* [TASK DETAILS] Set the data down again, exactly as it reads, but without the pictures.

* [COLLECTED DATA]
============
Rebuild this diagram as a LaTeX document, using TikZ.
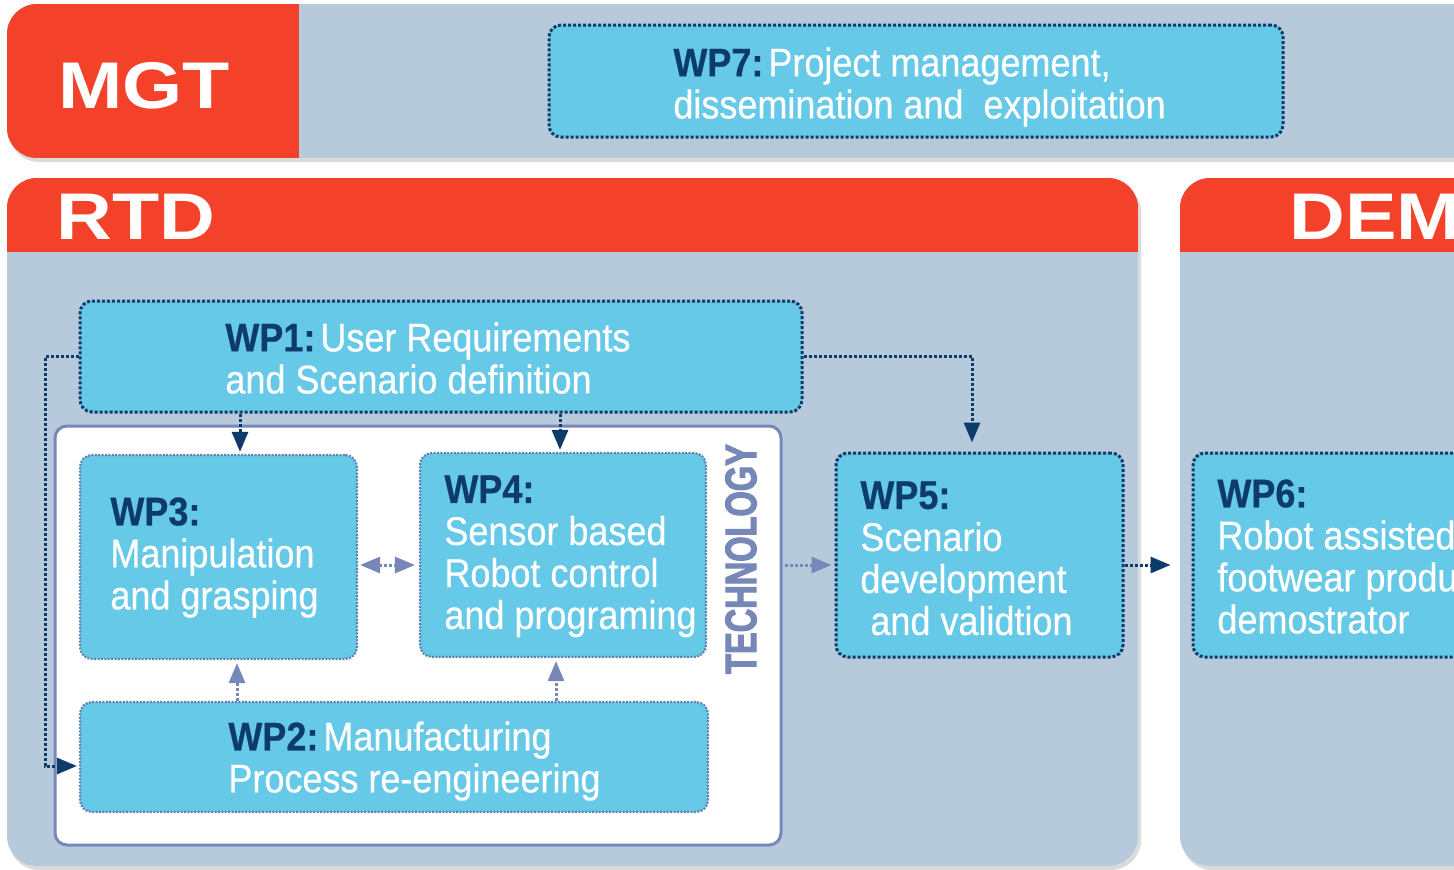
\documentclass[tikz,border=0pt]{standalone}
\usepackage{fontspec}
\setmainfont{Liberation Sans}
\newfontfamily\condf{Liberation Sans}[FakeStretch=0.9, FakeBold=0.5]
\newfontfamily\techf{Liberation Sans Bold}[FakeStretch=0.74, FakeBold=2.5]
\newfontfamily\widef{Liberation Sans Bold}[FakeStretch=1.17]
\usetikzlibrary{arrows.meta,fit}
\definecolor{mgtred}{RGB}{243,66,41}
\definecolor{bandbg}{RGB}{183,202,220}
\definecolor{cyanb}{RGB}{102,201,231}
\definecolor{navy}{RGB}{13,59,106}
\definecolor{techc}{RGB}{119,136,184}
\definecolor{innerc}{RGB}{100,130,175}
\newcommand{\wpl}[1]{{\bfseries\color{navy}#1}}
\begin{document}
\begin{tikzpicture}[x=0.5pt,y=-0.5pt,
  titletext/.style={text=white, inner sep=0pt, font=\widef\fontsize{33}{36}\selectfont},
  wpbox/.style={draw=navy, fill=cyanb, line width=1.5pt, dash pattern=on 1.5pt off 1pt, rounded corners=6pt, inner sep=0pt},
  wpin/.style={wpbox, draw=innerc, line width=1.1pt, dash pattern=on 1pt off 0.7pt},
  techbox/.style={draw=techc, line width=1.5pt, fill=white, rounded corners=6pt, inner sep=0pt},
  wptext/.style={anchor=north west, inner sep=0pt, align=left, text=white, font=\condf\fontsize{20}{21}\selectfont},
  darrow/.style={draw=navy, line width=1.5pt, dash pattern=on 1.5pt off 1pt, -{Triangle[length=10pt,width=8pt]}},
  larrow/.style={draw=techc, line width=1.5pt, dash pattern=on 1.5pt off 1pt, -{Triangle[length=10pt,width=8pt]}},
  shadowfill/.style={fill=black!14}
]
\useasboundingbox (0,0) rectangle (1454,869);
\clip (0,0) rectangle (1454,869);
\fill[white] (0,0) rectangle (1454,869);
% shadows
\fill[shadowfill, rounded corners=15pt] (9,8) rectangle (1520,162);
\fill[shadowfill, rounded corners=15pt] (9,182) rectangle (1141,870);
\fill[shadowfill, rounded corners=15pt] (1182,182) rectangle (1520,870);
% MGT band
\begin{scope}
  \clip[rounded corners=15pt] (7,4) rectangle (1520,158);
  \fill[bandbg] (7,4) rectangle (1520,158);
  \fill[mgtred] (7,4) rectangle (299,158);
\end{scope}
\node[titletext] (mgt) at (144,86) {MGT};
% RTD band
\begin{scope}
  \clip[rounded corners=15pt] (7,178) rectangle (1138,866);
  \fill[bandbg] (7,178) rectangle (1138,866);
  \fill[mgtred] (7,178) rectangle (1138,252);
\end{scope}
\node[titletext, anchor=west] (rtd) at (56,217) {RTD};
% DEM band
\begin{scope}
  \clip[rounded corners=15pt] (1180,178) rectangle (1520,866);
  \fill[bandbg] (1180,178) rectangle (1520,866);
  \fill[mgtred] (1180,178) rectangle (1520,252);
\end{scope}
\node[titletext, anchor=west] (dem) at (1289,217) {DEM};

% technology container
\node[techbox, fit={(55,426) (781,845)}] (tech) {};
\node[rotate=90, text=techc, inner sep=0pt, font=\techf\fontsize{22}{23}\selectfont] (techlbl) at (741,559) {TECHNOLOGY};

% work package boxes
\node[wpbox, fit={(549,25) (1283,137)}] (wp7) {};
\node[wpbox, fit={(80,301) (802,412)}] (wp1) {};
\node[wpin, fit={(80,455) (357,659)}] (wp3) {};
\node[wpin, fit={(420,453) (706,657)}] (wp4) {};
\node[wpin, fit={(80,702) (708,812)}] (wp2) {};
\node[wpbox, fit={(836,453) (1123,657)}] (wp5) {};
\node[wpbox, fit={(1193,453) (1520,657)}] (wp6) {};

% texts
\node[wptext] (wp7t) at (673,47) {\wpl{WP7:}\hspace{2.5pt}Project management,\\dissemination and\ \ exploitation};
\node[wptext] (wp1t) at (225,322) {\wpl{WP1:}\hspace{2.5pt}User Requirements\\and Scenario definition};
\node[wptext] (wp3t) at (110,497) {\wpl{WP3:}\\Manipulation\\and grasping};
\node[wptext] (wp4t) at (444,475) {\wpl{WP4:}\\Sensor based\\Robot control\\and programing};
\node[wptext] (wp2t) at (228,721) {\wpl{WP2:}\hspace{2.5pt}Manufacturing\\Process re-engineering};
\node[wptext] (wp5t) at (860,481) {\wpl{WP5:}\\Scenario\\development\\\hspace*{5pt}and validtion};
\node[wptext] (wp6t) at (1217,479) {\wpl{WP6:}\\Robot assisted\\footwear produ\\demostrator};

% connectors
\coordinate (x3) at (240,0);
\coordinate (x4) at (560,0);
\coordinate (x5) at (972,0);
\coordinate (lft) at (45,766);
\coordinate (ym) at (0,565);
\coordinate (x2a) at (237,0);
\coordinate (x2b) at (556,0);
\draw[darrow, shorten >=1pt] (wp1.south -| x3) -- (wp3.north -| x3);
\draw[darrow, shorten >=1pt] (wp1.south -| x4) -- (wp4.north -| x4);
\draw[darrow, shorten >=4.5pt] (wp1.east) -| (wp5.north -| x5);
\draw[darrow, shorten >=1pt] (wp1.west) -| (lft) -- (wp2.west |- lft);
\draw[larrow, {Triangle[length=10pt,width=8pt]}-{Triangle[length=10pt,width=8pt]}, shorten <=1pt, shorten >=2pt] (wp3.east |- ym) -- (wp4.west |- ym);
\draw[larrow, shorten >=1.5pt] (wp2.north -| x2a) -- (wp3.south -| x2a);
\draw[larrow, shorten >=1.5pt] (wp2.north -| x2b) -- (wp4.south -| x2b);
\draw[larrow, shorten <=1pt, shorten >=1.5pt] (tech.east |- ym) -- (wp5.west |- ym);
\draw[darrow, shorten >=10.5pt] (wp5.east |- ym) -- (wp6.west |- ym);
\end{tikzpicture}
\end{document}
============
* [SOLVED PROBLEM]
Rebuild this diagram as a LaTeX document, using TikZ.
\documentclass[tikz,border=0pt]{standalone}
\usepackage{fontspec}
\setmainfont{Liberation Sans}
\newfontfamily\condf{Liberation Sans}[FakeStretch=0.9, FakeBold=0.5]
\newfontfamily\techf{Liberation Sans Bold}[FakeStretch=0.74, FakeBold=2.5]
\newfontfamily\widef{Liberation Sans Bold}[FakeStretch=1.17]
\usetikzlibrary{arrows.meta,fit}
\definecolor{mgtred}{RGB}{243,66,41}
\definecolor{bandbg}{RGB}{183,202,220}
\definecolor{cyanb}{RGB}{102,201,231}
\definecolor{navy}{RGB}{13,59,106}
\definecolor{techc}{RGB}{119,136,184}
\definecolor{innerc}{RGB}{100,130,175}
\newcommand{\wpl}[1]{{\bfseries\color{navy}#1}}
\begin{document}
\begin{tikzpicture}[x=0.5pt,y=-0.5pt,
  titletext/.style={text=white, inner sep=0pt, font=\widef\fontsize{33}{36}\selectfont},
  wpbox/.style={draw=navy, fill=cyanb, line width=1.5pt, dash pattern=on 1.5pt off 1pt, rounded corners=6pt, inner sep=0pt},
  wpin/.style={wpbox, draw=innerc, line width=1.1pt, dash pattern=on 1pt off 0.7pt},
  techbox/.style={draw=techc, line width=1.5pt, fill=white, rounded corners=6pt, inner sep=0pt},
  wptext/.style={anchor=north west, inner sep=0pt, align=left, text=white, font=\condf\fontsize{20}{21}\selectfont},
  darrow/.style={draw=navy, line width=1.5pt, dash pattern=on 1.5pt off 1pt, -{Triangle[length=10pt,width=8pt]}},
  larrow/.style={draw=techc, line width=1.5pt, dash pattern=on 1.5pt off 1pt, -{Triangle[length=10pt,width=8pt]}},
  shadowfill/.style={fill=black!14}
]
\useasboundingbox (0,0) rectangle (1454,869);
\clip (0,0) rectangle (1454,869);
\fill[white] (0,0) rectangle (1454,869);
% shadows
\fill[shadowfill, rounded corners=15pt] (9,8) rectangle (1520,162);
\fill[shadowfill, rounded corners=15pt] (9,182) rectangle (1141,870);
\fill[shadowfill, rounded corners=15pt] (1182,182) rectangle (1520,870);
% MGT band
\begin{scope}
  \clip[rounded corners=15pt] (7,4) rectangle (1520,158);
  \fill[bandbg] (7,4) rectangle (1520,158);
  \fill[mgtred] (7,4) rectangle (299,158);
\end{scope}
\node[titletext] (mgt) at (144,86) {MGT};
% RTD band
\begin{scope}
  \clip[rounded corners=15pt] (7,178) rectangle (1138,866);
  \fill[bandbg] (7,178) rectangle (1138,866);
  \fill[mgtred] (7,178) rectangle (1138,252);
\end{scope}
\node[titletext, anchor=west] (rtd) at (56,217) {RTD};
% DEM band
\begin{scope}
  \clip[rounded corners=15pt] (1180,178) rectangle (1520,866);
  \fill[bandbg] (1180,178) rectangle (1520,866);
  \fill[mgtred] (1180,178) rectangle (1520,252);
\end{scope}
\node[titletext, anchor=west] (dem) at (1289,217) {DEM};

% technology container
\node[techbox, fit={(55,426) (781,845)}] (tech) {};
\node[rotate=90, text=techc, inner sep=0pt, font=\techf\fontsize{22}{23}\selectfont] (techlbl) at (741,559) {TECHNOLOGY};

% work package boxes
\node[wpbox, fit={(549,25) (1283,137)}] (wp7) {};
\node[wpbox, fit={(80,301) (802,412)}] (wp1) {};
\node[wpin, fit={(80,455) (357,659)}] (wp3) {};
\node[wpin, fit={(420,453) (706,657)}] (wp4) {};
\node[wpin, fit={(80,702) (708,812)}] (wp2) {};
\node[wpbox, fit={(836,453) (1123,657)}] (wp5) {};
\node[wpbox, fit={(1193,453) (1520,657)}] (wp6) {};

% texts
\node[wptext] (wp7t) at (673,47) {\wpl{WP7:}\hspace{2.5pt}Project management,\\dissemination and\ \ exploitation};
\node[wptext] (wp1t) at (225,322) {\wpl{WP1:}\hspace{2.5pt}User Requirements\\and Scenario definition};
\node[wptext] (wp3t) at (110,497) {\wpl{WP3:}\\Manipulation\\and grasping};
\node[wptext] (wp4t) at (444,475) {\wpl{WP4:}\\Sensor based\\Robot control\\and programing};
\node[wptext] (wp2t) at (228,721) {\wpl{WP2:}\hspace{2.5pt}Manufacturing\\Process re-engineering};
\node[wptext] (wp5t) at (860,481) {\wpl{WP5:}\\Scenario\\development\\\hspace*{5pt}and validtion};
\node[wptext] (wp6t) at (1217,479) {\wpl{WP6:}\\Robot assisted\\footwear produ\\demostrator};

% connectors
\coordinate (x3) at (240,0);
\coordinate (x4) at (560,0);
\coordinate (x5) at (972,0);
\coordinate (lft) at (45,766);
\coordinate (ym) at (0,565);
\coordinate (x2a) at (237,0);
\coordinate (x2b) at (556,0);
\draw[darrow, shorten >=1pt] (wp1.south -| x3) -- (wp3.north -| x3);
\draw[darrow, shorten >=1pt] (wp1.south -| x4) -- (wp4.north -| x4);
\draw[darrow, shorten >=4.5pt] (wp1.east) -| (wp5.north -| x5);
\draw[darrow, shorten >=1pt] (wp1.west) -| (lft) -- (wp2.west |- lft);
\draw[larrow, {Triangle[length=10pt,width=8pt]}-{Triangle[length=10pt,width=8pt]}, shorten <=1pt, shorten >=2pt] (wp3.east |- ym) -- (wp4.west |- ym);
\draw[larrow, shorten >=1.5pt] (wp2.north -| x2a) -- (wp3.south -| x2a);
\draw[larrow, shorten >=1.5pt] (wp2.north -| x2b) -- (wp4.south -| x2b);
\draw[larrow, shorten <=1pt, shorten >=1.5pt] (tech.east |- ym) -- (wp5.west |- ym);
\draw[darrow, shorten >=10.5pt] (wp5.east |- ym) -- (wp6.west |- ym);
\end{tikzpicture}
\end{document}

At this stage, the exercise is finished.